Energy

What is Geothermal Energy

GEOTHERMAL ENERGY is the heat generated by the earth’s core. The earth’s core is approximately 6,000°C, the same temperature as the surface of the sun, and is constantly radiating heat outward. This heat warms the rocks, water, gas, and other geological material within the earth’s crust where we can capture it. Geothermal energy is renewable and can be found almost anywhere in the world, from shallow ground to deep under the surface. When captured, geothermal can be used to generate electricity, heating, and cooling and a multitude of other applications.

HOW GEOTHERMAL ENERGY IS CAPTURED Fundamentally, geothermal energy can be captured through three methods depending upon where the energy is stored within the earth’s crust. Energy stored near the surface can be easily accessed with geothermal heat pumps. These heat pumps take advantage of the earth’s naturally consistent temperature at shallow levels to pump heating/cooling to a single building or small city block.

If the energy is deeper in the earth’s crust (as most geothermal energy is), we access it through drilling. The first drilling methodology, conventional hydrothermal, involves drilling into underground hot water reservoirs 1km to 4km below the earth’s surface. Hot water is brought to the surface through production wells and passed through geothermal heat exchangers or turbines to harness the energy.

The other primary drilling methodology is called Enhanced Geothermal Systems (EGS). These systems rely on site developers creating their own underground hot water reservoirs to tap into the earth’s heat. Developers drill into the earth and inject pressurized water to be heated by the earth and then exact that hot water to capture the energy. Keep reading for more nuances of these capture methodologies and associated technologies.

HOW IT IS UTILIZED Geothermal energy can be utilized for direct use applications such as heating/cooling, agriculture, aquaculture, and industrial processes or it can be utilized to generate electricity. The appropriate application for geothermal energy depends on the temperature of the water extracted from the ground. For example, heating and cooling small structures with heat pumps only require low-temperature water (down to 10-30°C). Meanwhile, heating and cooling whole district systems require more medium-temperature water accessible via drilling.

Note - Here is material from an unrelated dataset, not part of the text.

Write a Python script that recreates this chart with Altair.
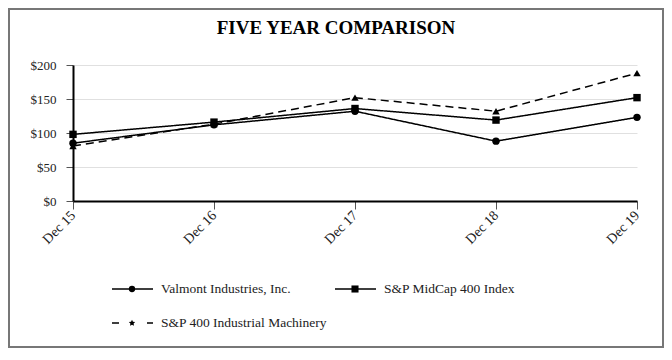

Electricity generation requires the highest geothermal temperatures, with traditional methodologies requiring super-heated steam above 150 °C to drive turbines and produce green electricity. Advanced binary system technologies are emerging to lower the temperature required to generate electricity and may be scalable in the near future.

The temperature and flow rates (and resulting applications) of a particular geothermal resource can be difficult to accurately predict. Each geothermal drilling site is unique, and there is no formula that produces an exact temperature in any location. The characteristics of the specific well, quality of the reservoir, and depth of drilling all impact the temperature potential and its possible applications.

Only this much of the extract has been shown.